NIS2 compliance in Ireland is not a box to tick: it’s a living system that improves through regular audits, penetration tests and continuous adaptation to new threats.

Training, tools and partners: the three practical levers

👥 Raising staff awareness

Employees are the first line of defence. Regular training on phishing, password management and best practices significantly reduces the risk of an incident.

🛠️ Choosing the right tools

SIEM, IAM, EDR, secure cloud solutions: the tools available cover every SME need.
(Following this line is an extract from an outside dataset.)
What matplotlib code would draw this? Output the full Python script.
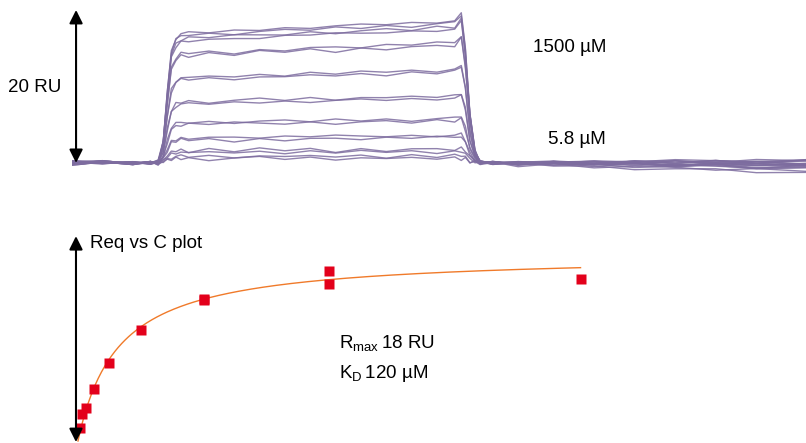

The key is to select them based on your actual risk level — not the vendor catalogue.

🤝 Partnering with a specialist

A fractional IT manager or specialist provider brings the in-house expertise that’s missing, at a cost adapted to the size of an SME in Dublin or Ireland.

Achieving NIS2 compliance: a 5-step action plan

  1. Assess your current state: audit your IT system against NIS2 requirements, identify gaps
  2. Prioritise measures: fix critical vulnerabilities first, then build the minimum technical baseline
  3. Document: security policies, incident response procedures, asset register
  4. Train: raise awareness across all teams, from employees to executives
  5. Monitor and improve: regular audits, penetration tests, continuous risk analysis updates

SME cybersecurity compliance in Dublin is not a destination — it’s a continuous process. Organisations that invest today in their NIS2 compliance position themselves as trusted actors in a market where digital trust is becoming a selection criterion.